И тут я вынужден вступиться за непутевую Анжелику. И дело тут вовсе не в том, что француженка Анн Голон не несет ответственности за то, что творили российские издатели во времена дикого построения капитализма (творили, кстати, чаще всего пиратским образом, так что Голон еще много недополучила от своей российской популярности). Прежде чем начать осуждать «безвкусную подделку, которая стала тормозом на пути искусства», я теперь вспоминаю интервью кинорежиссера Сергея Соловьева, которое он дал на прошлом Московском фестивале редакции фестивальных изданий. Соловьев был одним из триумфаторов прошлогоднего ММКФ: его «Ке-ды» стали фильмом открытия, сам он получил почетный приз за вклад в мировой кинематограф. И вот, вспоминая о советской «новой волне» 60-х, о «Гене Шпаликове», Ларисе Шепитько, Тарковском и др., он с гордостью рассказывал: «На премьерный показ в Доме кино тогда пришли восемь человек, но что это были за люди!». Мол, мы гордились, что у нас такое элитарное кино, потому что массовый успех — это было как бы неприлично. Ну, теперь-то Соловьев говорит об этой атмосфере с не меньшей долей иронии, чем выплеснута в некрологах по Анжелике, хотя слова «снобизм», которое тут напрашивается, естественно, не употребляет.
И вдруг в интервью он начинает рассыпаться в многословных похвалах, комплиментах и благодарностях Леониду Гайдаю, который был абсолютно не близок всей этой группе и с которым они вообще едва ли были хорошо знакомы, вращаясь на разных орбитах пусть и единого советского кинематографа. «Спасибо Гайдаю, вечная ему память! Он все это нам оплачивал». То есть на его любимых народом комедиях делалась та касса, которая позволяла Госкино выделять деньги и тем, у кого на премьеру приходило восемь человек. «Мы тогда этого не понимали».
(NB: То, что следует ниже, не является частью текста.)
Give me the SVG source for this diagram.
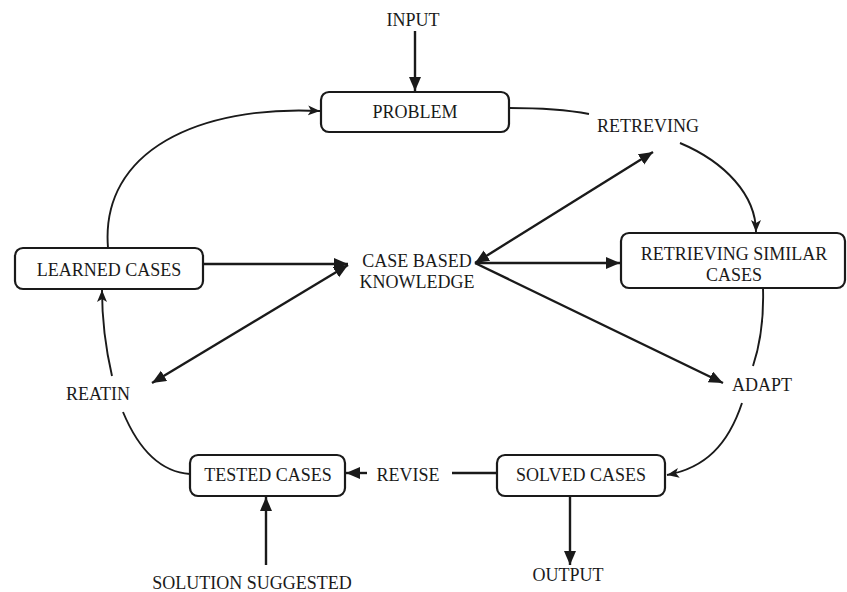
<svg xmlns="http://www.w3.org/2000/svg" width="847" height="592" viewBox="0 0 847 592">
  <style>
    .box { fill: #ffffff; stroke: #1a1a1a; stroke-width: 2.2; }
    .lbl { font-family: "Liberation Serif", "Times New Roman", serif; font-size: 18px; fill: #1a1a1a; text-anchor: middle; }
    .ln { fill: none; stroke: #1a1a1a; stroke-width: 2.4; }
    .cv { fill: none; stroke: #1a1a1a; stroke-width: 1.9; }
  </style>
  <defs>
    <marker id="tri" markerUnits="userSpaceOnUse" markerWidth="16" markerHeight="14" refX="14" refY="6" orient="auto-start-reverse">
      <path d="M0,0 L14,6 L0,12 z" fill="#1a1a1a"/>
    </marker>
    <marker id="barb" markerUnits="userSpaceOnUse" markerWidth="14" markerHeight="12" refX="12" refY="5" orient="auto">
      <path d="M0,0 L12,5 L0,10 L3,5 z" fill="#1a1a1a"/>
    </marker>
  </defs>

  <!-- connectors -->
  <g id="connectors">
    <line class="ln" x1="415" y1="31" x2="415" y2="91" marker-end="url(#tri)"/>
    <path class="cv" d="M509,108 C540,108 568,110 589,114"/>
    <path class="cv" d="M680,143 C725,162 756,195 756,232" marker-end="url(#barb)"/>
    <line class="ln" x1="475" y1="263" x2="653" y2="152" marker-start="url(#tri)" marker-end="url(#tri)"/>
    <line class="ln" x1="475" y1="263" x2="620" y2="263" marker-end="url(#tri)"/>
    <line class="ln" x1="475" y1="263" x2="723" y2="383" marker-end="url(#tri)"/>
    <path class="cv" d="M763,288 C764,320 760,345 753,366"/>
    <path class="cv" d="M742,403 C728,445 705,468 667,475" marker-end="url(#barb)"/>
    <line class="ln" x1="452" y1="473" x2="497" y2="473"/>
    <line class="ln" x1="367" y1="473" x2="346" y2="473" marker-end="url(#tri)"/>
    <line class="ln" x1="570" y1="496" x2="570" y2="565" marker-end="url(#tri)"/>
    <line class="ln" x1="266" y1="565" x2="266" y2="497" marker-end="url(#tri)"/>
    <path class="cv" d="M190,474 C160,472 138,448 123,412"/>
    <path class="cv" d="M112,376 C106,350 102,320 102,290" marker-end="url(#barb)"/>
    <path class="cv" d="M108,248 C100,150 200,105 320,111" marker-end="url(#barb)"/>
    <line class="ln" x1="203" y1="264" x2="348" y2="264" marker-end="url(#tri)"/>
    <line class="ln" x1="348" y1="265" x2="152" y2="383" marker-start="url(#tri)" marker-end="url(#tri)"/>
  </g>

  <!-- nodes -->
  <g id="input">
    <text class="lbl" x="413" y="26">INPUT</text>
  </g>
  <g id="problem">
    <rect class="box" x="321" y="92" width="188" height="40" rx="8"/>
    <text class="lbl" x="415" y="118">PROBLEM</text>
  </g>
  <g id="retreving">
    <text class="lbl" x="648" y="132">RETREVING</text>
  </g>
  <g id="learned-cases">
    <rect class="box" x="15" y="248" width="188" height="41" rx="8"/>
    <text class="lbl" x="109" y="276">LEARNED CASES</text>
  </g>
  <g id="case-based-knowledge">
    <text class="lbl" x="417" y="267">CASE BASED</text>
    <text class="lbl" x="417" y="288">KNOWLEDGE</text>
  </g>
  <g id="retrieving-similar-cases">
    <rect class="box" x="621" y="233" width="224" height="55" rx="8"/>
    <text class="lbl" x="734" y="260">RETRIEVING SIMILAR</text>
    <text class="lbl" x="734" y="281">CASES</text>
  </g>
  <g id="reatin">
    <text class="lbl" x="98" y="400">REATIN</text>
  </g>
  <g id="adapt">
    <text class="lbl" x="762" y="391">ADAPT</text>
  </g>
  <g id="tested-cases">
    <rect class="box" x="190" y="455" width="155" height="41" rx="8"/>
    <text class="lbl" x="268" y="481">TESTED CASES</text>
  </g>
  <g id="revise">
    <text class="lbl" x="408" y="481">REVISE</text>
  </g>
  <g id="solved-cases">
    <rect class="box" x="497" y="455" width="168" height="41" rx="8"/>
    <text class="lbl" x="581" y="481">SOLVED CASES</text>
  </g>
  <g id="output">
    <text class="lbl" x="568" y="581">OUTPUT</text>
  </g>
  <g id="solution-suggested">
    <text class="lbl" x="252" y="589">SOLUTION SUGGESTED</text>
  </g>
</svg>
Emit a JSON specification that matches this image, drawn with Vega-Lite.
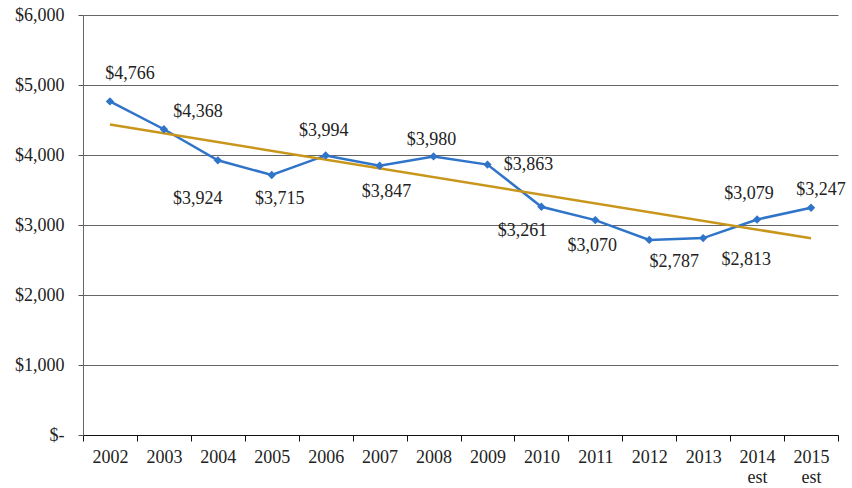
{
  "$schema": "https://vega.github.io/schema/vega-lite/v6.json",
  "autosize": "none",
  "width": 755,
  "height": 420,
  "padding": {"left": 83, "top": 15, "right": 14, "bottom": 53},
  "background": "white",
  "config": {
    "font": "Liberation Serif, serif",
    "view": {"stroke": null},
    "text": {"font": "Liberation Serif, serif"},
    "axis": {"labelFont": "Liberation Serif, serif", "labelFontSize": 18, "labelColor": "#222", "title": null}
  },
  "datasets": {
    "cost": [
      {"i": 0, "year": "2002", "cost": 4766},
      {"i": 1, "year": "2003", "cost": 4368},
      {"i": 2, "year": "2004", "cost": 3924},
      {"i": 3, "year": "2005", "cost": 3715},
      {"i": 4, "year": "2006", "cost": 3994},
      {"i": 5, "year": "2007", "cost": 3847},
      {"i": 6, "year": "2008", "cost": 3980},
      {"i": 7, "year": "2009", "cost": 3863},
      {"i": 8, "year": "2010", "cost": 3261},
      {"i": 9, "year": "2011", "cost": 3070},
      {"i": 10, "year": "2012", "cost": 2787},
      {"i": 11, "year": "2013", "cost": 2813},
      {"i": 12, "year": "2014 est", "cost": 3079},
      {"i": 13, "year": "2015 est", "cost": 3247}
    ]
  },
  "data": {"name": "cost"},
  "encoding": {
    "x": {
      "field": "year", "type": "ordinal", "sort": null,
      "scale": {"paddingInner": 0, "paddingOuter": 0},
      "axis": {
        "labelAngle": 0, "labelExpr": "split(datum.label, ' ')", "labelLineHeight": 20,
        "labelPadding": 7, "labelBaseline": "top",
        "tickBand": "extent", "tickSize": 6, "tickColor": "#111", "domainColor": "#111",
        "grid": false
      }
    },
    "y": {
      "field": "cost", "type": "quantitative",
      "scale": {"domain": [0, 6000], "nice": false},
      "axis": {
        "values": [0, 1000, 2000, 3000, 4000, 5000, 6000],
        "labelExpr": "datum.value == 0 ? '$-  ' : format(datum.value, '$,')",
        "labelPadding": 14, "tickSize": 5, "tickColor": "#555", "domainColor": "#666",
        "grid": true, "gridColor": "#666", "gridWidth": 1
      }
    }
  },
  "layer": [
    {
      "mark": {"type": "line", "color": "#2f74c9", "strokeWidth": 2.5}
    },
    {
      "transform": [
        {"regression": "cost", "on": "i"},
        {"lookup": "i", "from": {"data": {"name": "cost"}, "key": "i", "fields": ["year"]}}
      ],
      "mark": {"type": "line", "color": "#c9961c", "strokeWidth": 2.5}
    },
    {
      "mark": {"type": "point", "shape": "diamond", "filled": true, "size": 70, "color": "#2f74c9", "opacity": 1}
    },
    {"transform": [{"filter": {"field": "year", "equal": "2002"}}],
     "mark": {"type": "text", "fontSize": 18, "color": "#222", "dx": 20, "dy": -27},
     "encoding": {"text": {"field": "cost", "format": "$,"}}},
    {"transform": [{"filter": {"field": "year", "equal": "2003"}}],
     "mark": {"type": "text", "fontSize": 18, "color": "#222", "dx": 34, "dy": -17},
     "encoding": {"text": {"field": "cost", "format": "$,"}}},
    {"transform": [{"filter": {"field": "year", "equal": "2004"}}],
     "mark": {"type": "text", "fontSize": 18, "color": "#222", "dx": -20, "dy": 39},
     "encoding": {"text": {"field": "cost", "format": "$,"}}},
    {"transform": [{"filter": {"field": "year", "equal": "2005"}}],
     "mark": {"type": "text", "fontSize": 18, "color": "#222", "dx": 8, "dy": 24},
     "encoding": {"text": {"field": "cost", "format": "$,"}}},
    {"transform": [{"filter": {"field": "year", "equal": "2006"}}],
     "mark": {"type": "text", "fontSize": 18, "color": "#222", "dx": -2, "dy": -24},
     "encoding": {"text": {"field": "cost", "format": "$,"}}},
    {"transform": [{"filter": {"field": "year", "equal": "2007"}}],
     "mark": {"type": "text", "fontSize": 18, "color": "#222", "dx": 7, "dy": 26},
     "encoding": {"text": {"field": "cost", "format": "$,"}}},
    {"transform": [{"filter": {"field": "year", "equal": "2008"}}],
     "mark": {"type": "text", "fontSize": 18, "color": "#222", "dx": -2, "dy": -16},
     "encoding": {"text": {"field": "cost", "format": "$,"}}},
    {"transform": [{"filter": {"field": "year", "equal": "2009"}}],
     "mark": {"type": "text", "fontSize": 18, "color": "#222", "dx": 41, "dy": 0},
     "encoding": {"text": {"field": "cost", "format": "$,"}}},
    {"transform": [{"filter": {"field": "year", "equal": "2010"}}],
     "mark": {"type": "text", "fontSize": 18, "color": "#222", "dx": -19, "dy": 24},
     "encoding": {"text": {"field": "cost", "format": "$,"}}},
    {"transform": [{"filter": {"field": "year", "equal": "2011"}}],
     "mark": {"type": "text", "fontSize": 18, "color": "#222", "dx": -3, "dy": 26},
     "encoding": {"text": {"field": "cost", "format": "$,"}}},
    {"transform": [{"filter": {"field": "year", "equal": "2012"}}],
     "mark": {"type": "text", "fontSize": 18, "color": "#222", "dx": 25, "dy": 22},
     "encoding": {"text": {"field": "cost", "format": "$,"}}},
    {"transform": [{"filter": {"field": "year", "equal": "2013"}}],
     "mark": {"type": "text", "fontSize": 18, "color": "#222", "dx": 43, "dy": 22},
     "encoding": {"text": {"field": "cost", "format": "$,"}}},
    {"transform": [{"filter": {"field": "year", "equal": "2014 est"}}],
     "mark": {"type": "text", "fontSize": 18, "color": "#222", "dx": -8, "dy": -25},
     "encoding": {"text": {"field": "cost", "format": "$,"}}},
    {"transform": [{"filter": {"field": "year", "equal": "2015 est"}}],
     "mark": {"type": "text", "fontSize": 18, "color": "#222", "dx": 10, "dy": -18},
     "encoding": {"text": {"field": "cost", "format": "$,"}}}
  ]
}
Не сравнивая, разумеется, яркие гайдаевские комедии с чтивом об Анжелике, можно все-таки провести параллель. Соловьев один из немногих, кто очень внятно и честно сказал, что даже в условиях советского «богатого» искусства (принято ведь считать, что денег государство ни на что не жалело) некоммерческий продукт должен был быть оплачен коммерческим, и точка. И никакого тут «особого социалистического пути» — в принципе-то. Вообще же, если копнуть в экономку Госкино СССР еще глубже, окажется, что «нефтяным месторождением» чаще всего был даже не Гайдай (и не прочие кассовые «Пираты ХХ века»), а индийское кино, которое закупалось по дешевке и гонялось по бесчисленным сельским клубам. А на вырученные деньги снимал Тарковский. (Ну, это в идеале. Чаще всего нет. Чаще всего — снималась та идеологическая шелуха, которая имела еще меньшие шансы заработать в прокате.)
Таким образом, претензии к Анжелике безосновательны. Если их перефразировать, получится: «А мы бы хотели, чтобы деньги на издание интеллектуальных книг и дальше качали из ничего». Но так не бывает, родненькие. Правильнее было бы, провожая в последний путь Анн Голон, сказать так: «Спасибо, Анжелика, что ты не появилась на наших прилавках раньше». Ну, раньше — до перестройки — это было бы и невозможно, цензура бы не допустила такой «разврат» до советского читателя, но в принципе — в советской книжной индустрии были свои «анжелики». Например, году в 1990-м, когда цензура уже пала, а программа сбора макулатуры в обмен на книги еще нет, серия Анн Голон сменила в «топе» самых желанных изданий «Королеву Марго» Александра Дюма (и.о. Анжелики на протяжении нескольких десятилетий). Вообще, эта программа могла бы служить идеальным источником статистических данных — что реально хотели читать трудящиеся массы в «самой читающей стране в мире». Километровые очереди чуть не дрались за подписку на Дюма, Агату Кристи и «Библиотеку приключений». Детективы той же Кристи в рамках этих «макулатурных» спецсерий издавались на плохонькой бумаге тиражом 100, 200 тысяч экземпляров. Но если их бы реально выпустили на рынок, эти тиражи взлетели бы вдесятеро.
Народ читал серьезную литературу, потому что на всех не хватало Агаты Кристи: так можно описать экономику Госкомиздата СССР. Проводя аналогии с интервью Соловьева, можно сказать, что Агата Кристи «оплатила» серьезную литературу подобно тому, как Гайдай «оплатил» Тарковского, правда, в отличие от комедий — скорее, «оплатила» своим отсутствием на прилавках. Строго дозированным присутствием. Такая вот система сдержек и противовесов. Так что легкомысленная «Анжелика» тут получается совсем ни при чем.